--- Start Source excerpt ---

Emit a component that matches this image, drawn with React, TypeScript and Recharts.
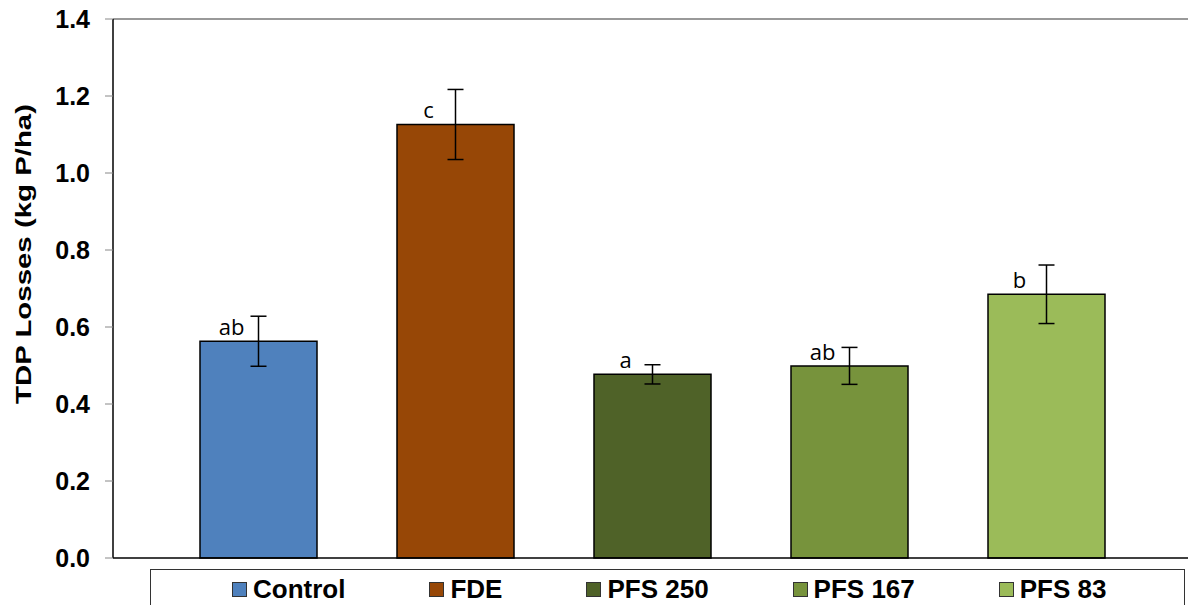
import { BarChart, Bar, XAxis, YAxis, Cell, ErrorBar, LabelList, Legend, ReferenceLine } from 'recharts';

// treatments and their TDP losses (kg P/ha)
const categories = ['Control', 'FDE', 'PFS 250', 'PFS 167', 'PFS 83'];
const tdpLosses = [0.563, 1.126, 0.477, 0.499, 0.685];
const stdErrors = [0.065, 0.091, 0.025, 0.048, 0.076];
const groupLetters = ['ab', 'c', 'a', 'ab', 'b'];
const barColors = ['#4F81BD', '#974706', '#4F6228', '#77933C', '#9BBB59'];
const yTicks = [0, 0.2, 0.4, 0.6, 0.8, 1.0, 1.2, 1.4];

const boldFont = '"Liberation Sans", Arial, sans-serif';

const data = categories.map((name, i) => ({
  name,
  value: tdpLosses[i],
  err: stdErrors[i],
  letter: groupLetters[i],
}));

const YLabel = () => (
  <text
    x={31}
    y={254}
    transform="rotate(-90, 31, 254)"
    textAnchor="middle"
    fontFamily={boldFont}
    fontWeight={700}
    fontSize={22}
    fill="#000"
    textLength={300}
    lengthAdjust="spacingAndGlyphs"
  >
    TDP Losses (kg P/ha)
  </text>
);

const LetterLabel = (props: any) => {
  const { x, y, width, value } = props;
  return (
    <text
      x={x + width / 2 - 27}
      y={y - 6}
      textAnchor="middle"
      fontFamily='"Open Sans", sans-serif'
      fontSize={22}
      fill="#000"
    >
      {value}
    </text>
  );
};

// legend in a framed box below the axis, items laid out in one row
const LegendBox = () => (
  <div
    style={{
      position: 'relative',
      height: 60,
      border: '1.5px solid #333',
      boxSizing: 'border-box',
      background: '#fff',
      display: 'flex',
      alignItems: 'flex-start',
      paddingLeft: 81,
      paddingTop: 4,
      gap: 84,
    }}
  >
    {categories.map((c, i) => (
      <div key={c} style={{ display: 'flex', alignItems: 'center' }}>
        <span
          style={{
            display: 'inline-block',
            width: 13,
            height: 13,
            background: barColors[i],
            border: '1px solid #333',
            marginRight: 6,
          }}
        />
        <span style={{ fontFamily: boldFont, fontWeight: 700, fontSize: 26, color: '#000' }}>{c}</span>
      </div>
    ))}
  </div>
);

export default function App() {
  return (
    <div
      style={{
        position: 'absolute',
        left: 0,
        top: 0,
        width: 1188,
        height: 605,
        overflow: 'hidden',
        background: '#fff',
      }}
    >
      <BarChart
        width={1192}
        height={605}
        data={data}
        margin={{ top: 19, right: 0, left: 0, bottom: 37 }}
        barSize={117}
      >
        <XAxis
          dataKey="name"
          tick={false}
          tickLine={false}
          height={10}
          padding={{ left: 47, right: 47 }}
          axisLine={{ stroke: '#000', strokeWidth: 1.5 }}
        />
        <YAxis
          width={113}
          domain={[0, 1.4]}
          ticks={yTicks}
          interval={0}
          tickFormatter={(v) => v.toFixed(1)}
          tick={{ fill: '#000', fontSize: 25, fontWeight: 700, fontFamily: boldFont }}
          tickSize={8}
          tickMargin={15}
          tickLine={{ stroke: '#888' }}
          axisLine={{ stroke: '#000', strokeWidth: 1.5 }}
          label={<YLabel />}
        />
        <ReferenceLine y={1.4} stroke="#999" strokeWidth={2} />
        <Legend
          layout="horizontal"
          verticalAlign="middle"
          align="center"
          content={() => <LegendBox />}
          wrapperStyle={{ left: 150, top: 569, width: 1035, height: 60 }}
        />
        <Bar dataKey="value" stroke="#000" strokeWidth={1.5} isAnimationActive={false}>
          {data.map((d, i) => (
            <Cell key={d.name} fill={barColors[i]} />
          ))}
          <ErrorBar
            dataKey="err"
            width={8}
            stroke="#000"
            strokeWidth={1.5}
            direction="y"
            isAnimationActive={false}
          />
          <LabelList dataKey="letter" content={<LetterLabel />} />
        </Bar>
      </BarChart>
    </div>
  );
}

--- End Source excerpt ---

[What the task requires]
Restate the full listing verbatim and drop every picture.

[Finished answer]
Emit a component that matches this image, drawn with React, TypeScript and Recharts.
import { BarChart, Bar, XAxis, YAxis, Cell, ErrorBar, LabelList, Legend, ReferenceLine } from 'recharts';

// treatments and their TDP losses (kg P/ha)
const categories = ['Control', 'FDE', 'PFS 250', 'PFS 167', 'PFS 83'];
const tdpLosses = [0.563, 1.126, 0.477, 0.499, 0.685];
const stdErrors = [0.065, 0.091, 0.025, 0.048, 0.076];
const groupLetters = ['ab', 'c', 'a', 'ab', 'b'];
const barColors = ['#4F81BD', '#974706', '#4F6228', '#77933C', '#9BBB59'];
const yTicks = [0, 0.2, 0.4, 0.6, 0.8, 1.0, 1.2, 1.4];

const boldFont = '"Liberation Sans", Arial, sans-serif';

const data = categories.map((name, i) => ({
  name,
  value: tdpLosses[i],
  err: stdErrors[i],
  letter: groupLetters[i],
}));

const YLabel = () => (
  <text
    x={31}
    y={254}
    transform="rotate(-90, 31, 254)"
    textAnchor="middle"
    fontFamily={boldFont}
    fontWeight={700}
    fontSize={22}
    fill="#000"
    textLength={300}
    lengthAdjust="spacingAndGlyphs"
  >
    TDP Losses (kg P/ha)
  </text>
);

const LetterLabel = (props: any) => {
  const { x, y, width, value } = props;
  return (
    <text
      x={x + width / 2 - 27}
      y={y - 6}
      textAnchor="middle"
      fontFamily='"Open Sans", sans-serif'
      fontSize={22}
      fill="#000"
    >
      {value}
    </text>
  );
};

// legend in a framed box below the axis, items laid out in one row
const LegendBox = () => (
  <div
    style={{
      position: 'relative',
      height: 60,
      border: '1.5px solid #333',
      boxSizing: 'border-box',
      background: '#fff',
      display: 'flex',
      alignItems: 'flex-start',
      paddingLeft: 81,
      paddingTop: 4,
      gap: 84,
    }}
  >
    {categories.map((c, i) => (
      <div key={c} style={{ display: 'flex', alignItems: 'center' }}>
        <span
          style={{
            display: 'inline-block',
            width: 13,
            height: 13,
            background: barColors[i],
            border: '1px solid #333',
            marginRight: 6,
          }}
        />
        <span style={{ fontFamily: boldFont, fontWeight: 700, fontSize: 26, color: '#000' }}>{c}</span>
      </div>
    ))}
  </div>
);

export default function App() {
  return (
    <div
      style={{
        position: 'absolute',
        left: 0,
        top: 0,
        width: 1188,
        height: 605,
        overflow: 'hidden',
        background: '#fff',
      }}
    >
      <BarChart
        width={1192}
        height={605}
        data={data}
        margin={{ top: 19, right: 0, left: 0, bottom: 37 }}
        barSize={117}
      >
        <XAxis
          dataKey="name"
          tick={false}
          tickLine={false}
          height={10}
          padding={{ left: 47, right: 47 }}
          axisLine={{ stroke: '#000', strokeWidth: 1.5 }}
        />
        <YAxis
          width={113}
          domain={[0, 1.4]}
          ticks={yTicks}
          interval={0}
          tickFormatter={(v) => v.toFixed(1)}
          tick={{ fill: '#000', fontSize: 25, fontWeight: 700, fontFamily: boldFont }}
          tickSize={8}
          tickMargin={15}
          tickLine={{ stroke: '#888' }}
          axisLine={{ stroke: '#000', strokeWidth: 1.5 }}
          label={<YLabel />}
        />
        <ReferenceLine y={1.4} stroke="#999" strokeWidth={2} />
        <Legend
          layout="horizontal"
          verticalAlign="middle"
          align="center"
          content={() => <LegendBox />}
          wrapperStyle={{ left: 150, top: 569, width: 1035, height: 60 }}
        />
        <Bar dataKey="value" stroke="#000" strokeWidth={1.5} isAnimationActive={false}>
          {data.map((d, i) => (
            <Cell key={d.name} fill={barColors[i]} />
          ))}
          <ErrorBar
            dataKey="err"
            width={8}
            stroke="#000"
            strokeWidth={1.5}
            direction="y"
            isAnimationActive={false}
          />
          <LabelList dataKey="letter" content={<LetterLabel />} />
        </Bar>
      </BarChart>
    </div>
  );
}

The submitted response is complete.